The Silver Lake shooting is being investigated by the LAPD, the Animal Cruelty Task Force, as well as the L.A. Department of Animal Services, though none of the three agencies seem to have much information on what may have prompted the shooting.

But in May, employees of the L.A. County Department of Agriculture were forced to shoot and kill five "aggressive" coyotes on the Palos Verdes peninsula, according to the Daily Breeze. As a spokesperson for the government agency said at the time, "all five animals posed a threat to humans."

As far as actually studying the urban coyote phenomena, the research is all very present tense. In early May, the National Parks Service made a request for folks who would be willing to get their hands dirty and collect coyote scat found throughout the urban areas. Though the diet of the city-dwelling 'yotes is presumed to differ from that of their more rural cousins, the diets of the urban 'yotes has never been significantly studied.

Coyote attacks on humans are also relatively rare.
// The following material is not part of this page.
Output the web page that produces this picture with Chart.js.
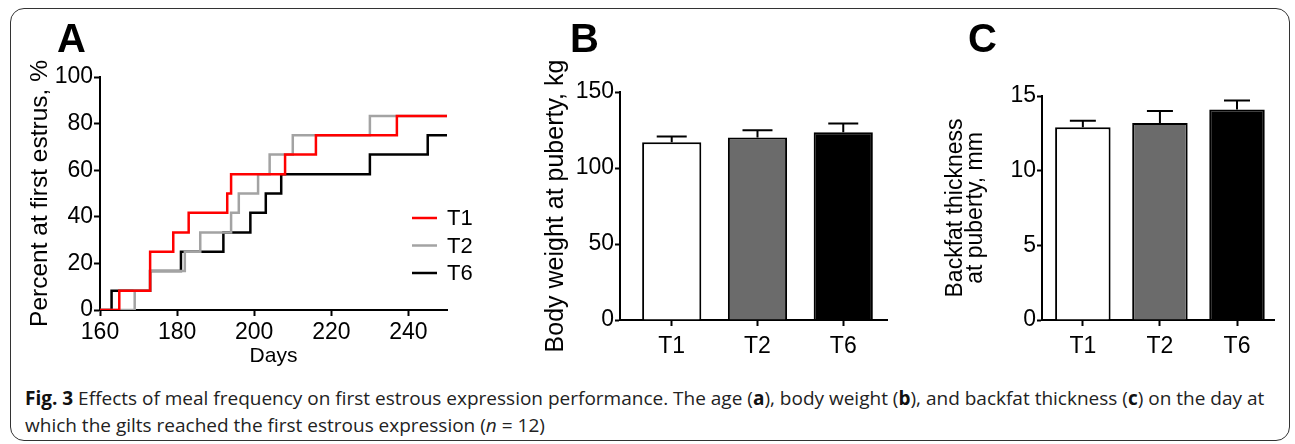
<!DOCTYPE html>
<html>
<head>
<meta charset="utf-8">
<script src="https://cdn.jsdelivr.net/npm/chart.js@4.4.1/dist/chart.umd.min.js"></script>
<style>
  html, body { margin: 0; padding: 0; background: #fff; }
  body { width: 1295px; height: 444px; position: relative; overflow: hidden; font-family: "Liberation Sans", Arial, sans-serif; }
  .frame { position: absolute; left: 10px; top: 8px; width: 1280px; height: 433px; border: 1.5px solid #333; border-radius: 14px; box-sizing: border-box; }
  .panel { position: absolute; top: 0; }
  .letter { position: absolute; font-weight: bold; font-size: 40px; line-height: 1; color: #000; }
  .caption { position: absolute; left: 25px; top: 385px; font-family: "Open Sans", sans-serif; font-size: 19px; line-height: 27px; color: #222; white-space: nowrap; }
  .caption b { color: #111; }
</style>
</head>
<body>
<div class="frame"></div>
<canvas id="chartA" class="panel" style="left:0px" width="480" height="380"></canvas>
<canvas id="chartB" class="panel" style="left:520px" width="380" height="380"></canvas>
<canvas id="chartC" class="panel" style="left:920px" width="370" height="380"></canvas>
<div class="letter" style="left:57px; top:18px">A</div>
<div class="letter" style="left:570px; top:18px">B</div>
<div class="letter" style="left:968px; top:18px">C</div>
<div class="caption"><b>Fig. 3</b> Effects of meal frequency on first estrous expression performance. The age (<b>a</b>), body weight (<b>b</b>), and backfat thickness (<b>c</b>) on the day at<br>which the gilts reached the first estrous expression (<i>n</i> = 12)</div>

<script>
// Panel A: cumulative percent of gilts at first estrus by day
const t1Days = [160, 165, 173, 179, 183, 193, 194, 208, 216, 237, 250];
const t1Pct  = [0, 8.3, 25, 33.3, 41.7, 50, 58.3, 66.7, 75, 83.3, 83.3];
const t2Days = [160, 169, 173, 182, 186, 194, 196, 201, 204, 210, 230, 250];
const t2Pct  = [0, 8.3, 16.7, 25, 33.3, 41.7, 50, 58.3, 66.7, 75, 83.3, 83.3];
const t6Days = [160, 163, 173, 181, 192, 199, 203, 207, 230, 245, 250];
const t6Pct  = [0, 8.3, 16.7, 25, 33.3, 41.7, 50, 58.3, 66.7, 75, 75];
const dayTicks = [160, 180, 200, 220, 240];
const pctTicks = [0, 20, 40, 60, 80, 100];

// Panels B and C
const groups = ['T1', 'T2', 'T6'];
const weight = [117, 120, 123.6];
const weightErr = [3.8, 4.8, 5.6];
const weightTicks = [0, 50, 100, 150];
const backfat = [12.9, 13.2, 14.1];
const backfatErr = [0.45, 0.8, 0.6];
const backfatTicks = [0, 5, 10, 15];

const FONT = "'Liberation Sans', Arial, sans-serif";
Chart.defaults.font.family = FONT;
Chart.defaults.color = '#000';

const axisGrid = { display: true, drawOnChartArea: false, drawTicks: true, tickLength: 6, tickColor: '#000', tickWidth: 2, offset: false };
const axisBorder = { display: true, color: '#000', width: 2 };

function toPoints(xs, ys) {
    return xs.map((x, i) => ({ x: x, y: ys[i] }));
}

// Legend drawn inside panel A
const stepLegend = {
    id: 'stepLegend',
    afterDraw(chart) {
        const ctx = chart.ctx;
        ctx.save();
        ctx.font = '22px ' + FONT;
        ctx.textBaseline = 'middle';
        chart.data.datasets.forEach((ds, i) => {
            const y = 218 + i * 27.5;
            ctx.strokeStyle = ds.borderColor;
            ctx.lineWidth = 2.5;
            ctx.beginPath();
            ctx.moveTo(412, y);
            ctx.lineTo(437, y);
            ctx.stroke();
            ctx.fillStyle = '#000';
            ctx.fillText(ds.label, 447, y + 1);
        });
        ctx.restore();
    }
};

// Upward error bars with cap
const errorBars = {
    id: 'errorBars',
    afterDatasetsDraw(chart, args, opts) {
        const { ctx, scales: { x, y } } = chart;
        const ds = chart.data.datasets[0];
        ctx.save();
        ctx.strokeStyle = '#000';
        ctx.lineWidth = 2;
        ds.data.forEach((pt, i) => {
            const px = x.getPixelForValue(pt.x);
            const top = y.getPixelForValue(pt.y);
            const hi = y.getPixelForValue(pt.y + opts.errors[i]);
            ctx.beginPath();
            ctx.moveTo(px, top);
            ctx.lineTo(px, hi);
            ctx.moveTo(px - opts.cap / 2, hi);
            ctx.lineTo(px + opts.cap / 2, hi);
            ctx.stroke();
        });
        ctx.restore();
    }
};

new Chart(document.getElementById('chartA'), {
    type: 'line',
    data: {
        datasets: [
            { label: 'T1', data: toPoints(t1Days, t1Pct), borderColor: '#ff0000' },
            { label: 'T2', data: toPoints(t2Days, t2Pct), borderColor: '#a3a3a3' },
            { label: 'T6', data: toPoints(t6Days, t6Pct), borderColor: '#000000' }
        ]
    },
    options: {
        responsive: false,
        animation: false,
        layout: { padding: { top: 77, right: 33, left: 0, bottom: 0 } },
        plugins: { legend: { display: false }, tooltip: { enabled: false } },
        elements: {
            point: { radius: 0 },
            line: { stepped: 'before', borderWidth: 2.5, fill: false }
        },
        scales: {
            x: {
                type: 'linear', min: 160, max: 250,
                afterFit: s => { s.height = 70; },
                afterBuildTicks: s => { s.ticks = dayTicks.map(v => ({ value: v })); },
                ticks: { font: { size: 23 }, padding: 3, maxRotation: 0, autoSkip: false },
                grid: axisGrid, border: axisBorder,
                title: { display: true, text: 'Days', font: { size: 21 }, padding: { top: 0, bottom: 11 } }
            },
            y: {
                type: 'linear', min: 0, max: 100,
                afterFit: s => { s.width = 100; },
                afterBuildTicks: s => { s.ticks = pctTicks.map(v => ({ value: v })); },
                ticks: { font: { size: 23 }, padding: 1 },
                grid: axisGrid, border: axisBorder,
                title: { display: true, text: 'Percent at first estrus, %', font: { size: 24.5 }, padding: { top: 26, bottom: 0 } }
            }
        }
    },
    plugins: [stepLegend]
});

function barChart(id, values, errors, yTicks, yMax, title, opts) {
    return new Chart(document.getElementById(id), {
        type: 'bar',
        data: {
            datasets: [{
                data: toPoints(groups.map((g, i) => i + 1), values),
                backgroundColor: ['#ffffff', '#6b6b6b', '#000000'],
                borderColor: '#000',
                borderWidth: 2,
                categoryPercentage: 1,
                barPercentage: opts.barPct
            }]
        },
        options: {
            responsive: false,
            animation: false,
            layout: { padding: { top: opts.top, right: opts.right, left: 0, bottom: 0 } },
            plugins: {
                legend: { display: false }, tooltip: { enabled: false },
                errorBars: { errors: errors, cap: opts.cap }
            },
            scales: {
                x: {
                    type: 'linear', min: opts.xMin, max: opts.xMax, offset: false,
                    afterFit: s => { s.height = 60; },
                    afterBuildTicks: s => { s.ticks = groups.map((g, i) => ({ value: i + 1 })); },
                    ticks: { font: { size: 23 }, padding: 7, maxRotation: 0, autoSkip: false,
                             callback: v => groups[v - 1] },
                    grid: axisGrid, border: axisBorder
                },
                y: {
                    type: 'linear', min: 0, max: yMax,
                    afterFit: s => { s.width = opts.yWidth; },
                    afterBuildTicks: s => { s.ticks = yTicks.map(v => ({ value: v })); },
                    ticks: { font: { size: 23 }, padding: 1 },
                    grid: Object.assign({}, axisGrid, { tickLength: 5 }), border: axisBorder,
                    title: { display: true, text: title, font: { size: opts.titleSize, lineHeight: opts.titleLh },
                             padding: { top: opts.titlePad, bottom: 0 } }
                }
            }
        },
        plugins: [errorBars]
    });
}

barChart('chartB', weight, weightErr, weightTicks, 150, 'Body weight at puberty, kg',
    { top: 92, right: 13, yWidth: 100, xMin: 0.397, xMax: 3.51, barPct: 0.69, cap: 30,
      titleSize: 25, titleLh: 1.2, titlePad: 21 });

barChart('chartC', backfat, backfatErr, backfatTicks, 15, ['Backfat thickness', 'at puberty, mm'],
    { top: 96, right: 16, yWidth: 122, xMin: 0.47, xMax: 3.48, barPct: 0.72, cap: 26,
      titleSize: 23, titleLh: 0.87, titlePad: 26 });
</script>
</body>
</html>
Per the L.A. County Department of Public Health, there were 15 coyote attacks on humans increased in 2015. A rumored attack on Kim Gordon at the Silver Lake Whole Foods (365, whatever) turned out to be false, the mere digital runoff of one of L.A.'s finest Instagram accounts, @wholefoodssilverlake.

“The coyote is going to try to expend the least amount of energy to get the maximum amount of food,” said Niamh Quinn, a specialist in human-wildlife conflict for the University of California Division of Agriculture and Natural Resources. “Why would you stay in a more rural area where you have to go catch a rabbit when you can stick your head in a garbage can and get the same nourishment?”